:: Available data ::

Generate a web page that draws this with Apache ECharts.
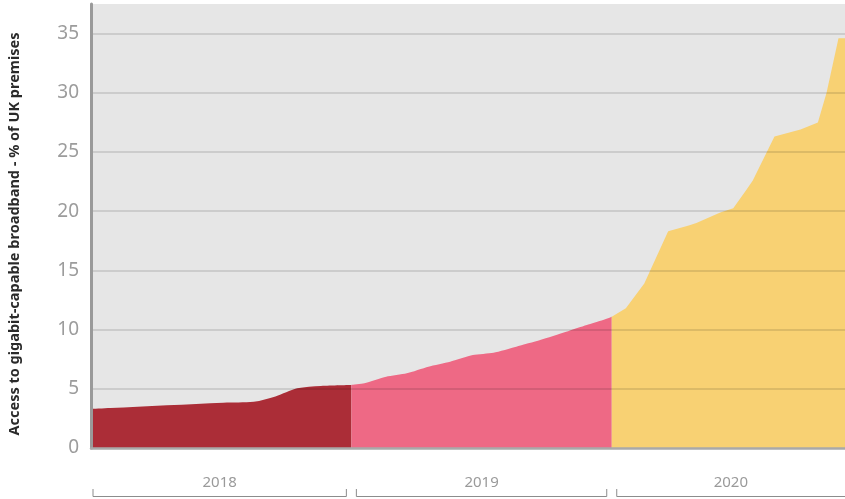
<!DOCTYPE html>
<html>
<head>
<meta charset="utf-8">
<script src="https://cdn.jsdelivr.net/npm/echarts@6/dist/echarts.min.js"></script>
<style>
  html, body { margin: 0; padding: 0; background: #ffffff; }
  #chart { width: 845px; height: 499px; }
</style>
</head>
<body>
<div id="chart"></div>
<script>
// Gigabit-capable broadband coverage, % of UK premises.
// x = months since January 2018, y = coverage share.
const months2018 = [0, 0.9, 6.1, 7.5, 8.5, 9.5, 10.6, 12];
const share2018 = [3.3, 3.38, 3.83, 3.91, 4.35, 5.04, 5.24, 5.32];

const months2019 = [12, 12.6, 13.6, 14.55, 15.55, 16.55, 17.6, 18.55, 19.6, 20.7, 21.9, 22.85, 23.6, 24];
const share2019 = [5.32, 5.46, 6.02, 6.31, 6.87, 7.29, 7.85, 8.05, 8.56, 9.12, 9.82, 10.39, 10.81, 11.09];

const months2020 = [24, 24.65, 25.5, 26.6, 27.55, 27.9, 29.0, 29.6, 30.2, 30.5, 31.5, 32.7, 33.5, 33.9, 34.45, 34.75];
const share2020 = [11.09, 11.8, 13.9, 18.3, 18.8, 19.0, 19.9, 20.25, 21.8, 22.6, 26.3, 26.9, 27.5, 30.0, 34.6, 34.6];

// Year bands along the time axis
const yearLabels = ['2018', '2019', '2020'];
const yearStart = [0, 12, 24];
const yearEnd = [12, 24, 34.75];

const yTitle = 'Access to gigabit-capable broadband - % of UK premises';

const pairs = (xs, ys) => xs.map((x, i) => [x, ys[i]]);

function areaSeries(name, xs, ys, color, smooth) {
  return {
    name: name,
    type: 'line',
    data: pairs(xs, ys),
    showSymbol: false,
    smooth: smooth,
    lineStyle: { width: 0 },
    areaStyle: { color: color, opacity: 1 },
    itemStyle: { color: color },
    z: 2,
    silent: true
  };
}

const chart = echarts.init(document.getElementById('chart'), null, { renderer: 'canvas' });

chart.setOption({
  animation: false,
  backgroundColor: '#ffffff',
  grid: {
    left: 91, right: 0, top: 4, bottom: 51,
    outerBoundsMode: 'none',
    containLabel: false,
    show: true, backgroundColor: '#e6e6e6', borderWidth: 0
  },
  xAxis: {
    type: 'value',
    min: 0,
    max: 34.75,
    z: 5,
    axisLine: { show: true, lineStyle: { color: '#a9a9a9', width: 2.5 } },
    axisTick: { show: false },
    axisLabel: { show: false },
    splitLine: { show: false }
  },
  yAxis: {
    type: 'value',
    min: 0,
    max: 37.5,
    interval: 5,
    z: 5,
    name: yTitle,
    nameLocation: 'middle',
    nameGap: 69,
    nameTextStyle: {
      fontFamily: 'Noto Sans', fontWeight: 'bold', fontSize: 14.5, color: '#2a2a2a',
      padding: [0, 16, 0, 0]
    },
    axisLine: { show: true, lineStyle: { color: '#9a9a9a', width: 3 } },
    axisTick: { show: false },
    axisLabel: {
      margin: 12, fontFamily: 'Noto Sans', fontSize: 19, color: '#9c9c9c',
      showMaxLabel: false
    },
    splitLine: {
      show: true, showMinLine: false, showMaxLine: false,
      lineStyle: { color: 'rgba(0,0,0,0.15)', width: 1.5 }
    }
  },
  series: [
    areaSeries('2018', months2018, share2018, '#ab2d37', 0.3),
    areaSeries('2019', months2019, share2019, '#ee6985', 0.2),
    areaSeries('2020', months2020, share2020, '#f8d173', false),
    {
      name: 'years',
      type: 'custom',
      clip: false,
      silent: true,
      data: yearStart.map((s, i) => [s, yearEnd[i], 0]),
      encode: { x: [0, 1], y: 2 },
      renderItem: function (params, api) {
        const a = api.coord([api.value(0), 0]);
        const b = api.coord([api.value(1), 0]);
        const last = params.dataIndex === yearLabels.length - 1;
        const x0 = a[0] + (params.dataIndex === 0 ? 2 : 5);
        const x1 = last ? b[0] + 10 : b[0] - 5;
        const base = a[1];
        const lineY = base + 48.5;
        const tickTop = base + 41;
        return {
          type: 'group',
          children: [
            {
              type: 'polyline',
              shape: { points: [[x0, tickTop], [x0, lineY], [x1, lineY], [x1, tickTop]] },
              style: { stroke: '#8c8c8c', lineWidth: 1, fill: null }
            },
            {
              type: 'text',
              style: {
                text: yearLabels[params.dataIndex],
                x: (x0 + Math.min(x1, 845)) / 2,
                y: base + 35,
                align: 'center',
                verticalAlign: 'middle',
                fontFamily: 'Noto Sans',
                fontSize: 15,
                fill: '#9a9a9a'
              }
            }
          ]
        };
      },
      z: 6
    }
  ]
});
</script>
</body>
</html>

:::

■ Problem to work on
Leave the pictures out and copy the rest of the data exactly.

■ Solution
Generate a web page that draws this with Apache ECharts.
<!DOCTYPE html>
<html>
<head>
<meta charset="utf-8">
<script src="https://cdn.jsdelivr.net/npm/echarts@6/dist/echarts.min.js"></script>
<style>
  html, body { margin: 0; padding: 0; background: #ffffff; }
  #chart { width: 845px; height: 499px; }
</style>
</head>
<body>
<div id="chart"></div>
<script>
// Gigabit-capable broadband coverage, % of UK premises.
// x = months since January 2018, y = coverage share.
const months2018 = [0, 0.9, 6.1, 7.5, 8.5, 9.5, 10.6, 12];
const share2018 = [3.3, 3.38, 3.83, 3.91, 4.35, 5.04, 5.24, 5.32];

const months2019 = [12, 12.6, 13.6, 14.55, 15.55, 16.55, 17.6, 18.55, 19.6, 20.7, 21.9, 22.85, 23.6, 24];
const share2019 = [5.32, 5.46, 6.02, 6.31, 6.87, 7.29, 7.85, 8.05, 8.56, 9.12, 9.82, 10.39, 10.81, 11.09];

const months2020 = [24, 24.65, 25.5, 26.6, 27.55, 27.9, 29.0, 29.6, 30.2, 30.5, 31.5, 32.7, 33.5, 33.9, 34.45, 34.75];
const share2020 = [11.09, 11.8, 13.9, 18.3, 18.8, 19.0, 19.9, 20.25, 21.8, 22.6, 26.3, 26.9, 27.5, 30.0, 34.6, 34.6];

// Year bands along the time axis
const yearLabels = ['2018', '2019', '2020'];
const yearStart = [0, 12, 24];
const yearEnd = [12, 24, 34.75];

const yTitle = 'Access to gigabit-capable broadband - % of UK premises';

const pairs = (xs, ys) => xs.map((x, i) => [x, ys[i]]);

function areaSeries(name, xs, ys, color, smooth) {
  return {
    name: name,
    type: 'line',
    data: pairs(xs, ys),
    showSymbol: false,
    smooth: smooth,
    lineStyle: { width: 0 },
    areaStyle: { color: color, opacity: 1 },
    itemStyle: { color: color },
    z: 2,
    silent: true
  };
}

const chart = echarts.init(document.getElementById('chart'), null, { renderer: 'canvas' });

chart.setOption({
  animation: false,
  backgroundColor: '#ffffff',
  grid: {
    left: 91, right: 0, top: 4, bottom: 51,
    outerBoundsMode: 'none',
    containLabel: false,
    show: true, backgroundColor: '#e6e6e6', borderWidth: 0
  },
  xAxis: {
    type: 'value',
    min: 0,
    max: 34.75,
    z: 5,
    axisLine: { show: true, lineStyle: { color: '#a9a9a9', width: 2.5 } },
    axisTick: { show: false },
    axisLabel: { show: false },
    splitLine: { show: false }
  },
  yAxis: {
    type: 'value',
    min: 0,
    max: 37.5,
    interval: 5,
    z: 5,
    name: yTitle,
    nameLocation: 'middle',
    nameGap: 69,
    nameTextStyle: {
      fontFamily: 'Noto Sans', fontWeight: 'bold', fontSize: 14.5, color: '#2a2a2a',
      padding: [0, 16, 0, 0]
    },
    axisLine: { show: true, lineStyle: { color: '#9a9a9a', width: 3 } },
    axisTick: { show: false },
    axisLabel: {
      margin: 12, fontFamily: 'Noto Sans', fontSize: 19, color: '#9c9c9c',
      showMaxLabel: false
    },
    splitLine: {
      show: true, showMinLine: false, showMaxLine: false,
      lineStyle: { color: 'rgba(0,0,0,0.15)', width: 1.5 }
    }
  },
  series: [
    areaSeries('2018', months2018, share2018, '#ab2d37', 0.3),
    areaSeries('2019', months2019, share2019, '#ee6985', 0.2),
    areaSeries('2020', months2020, share2020, '#f8d173', false),
    {
      name: 'years',
      type: 'custom',
      clip: false,
      silent: true,
      data: yearStart.map((s, i) => [s, yearEnd[i], 0]),
      encode: { x: [0, 1], y: 2 },
      renderItem: function (params, api) {
        const a = api.coord([api.value(0), 0]);
        const b = api.coord([api.value(1), 0]);
        const last = params.dataIndex === yearLabels.length - 1;
        const x0 = a[0] + (params.dataIndex === 0 ? 2 : 5);
        const x1 = last ? b[0] + 10 : b[0] - 5;
        const base = a[1];
        const lineY = base + 48.5;
        const tickTop = base + 41;
        return {
          type: 'group',
          children: [
            {
              type: 'polyline',
              shape: { points: [[x0, tickTop], [x0, lineY], [x1, lineY], [x1, tickTop]] },
              style: { stroke: '#8c8c8c', lineWidth: 1, fill: null }
            },
            {
              type: 'text',
              style: {
                text: yearLabels[params.dataIndex],
                x: (x0 + Math.min(x1, 845)) / 2,
                y: base + 35,
                align: 'center',
                verticalAlign: 'middle',
                fontFamily: 'Noto Sans',
                fontSize: 15,
                fill: '#9a9a9a'
              }
            }
          ]
        };
      },
      z: 6
    }
  ]
});
</script>
</body>
</html>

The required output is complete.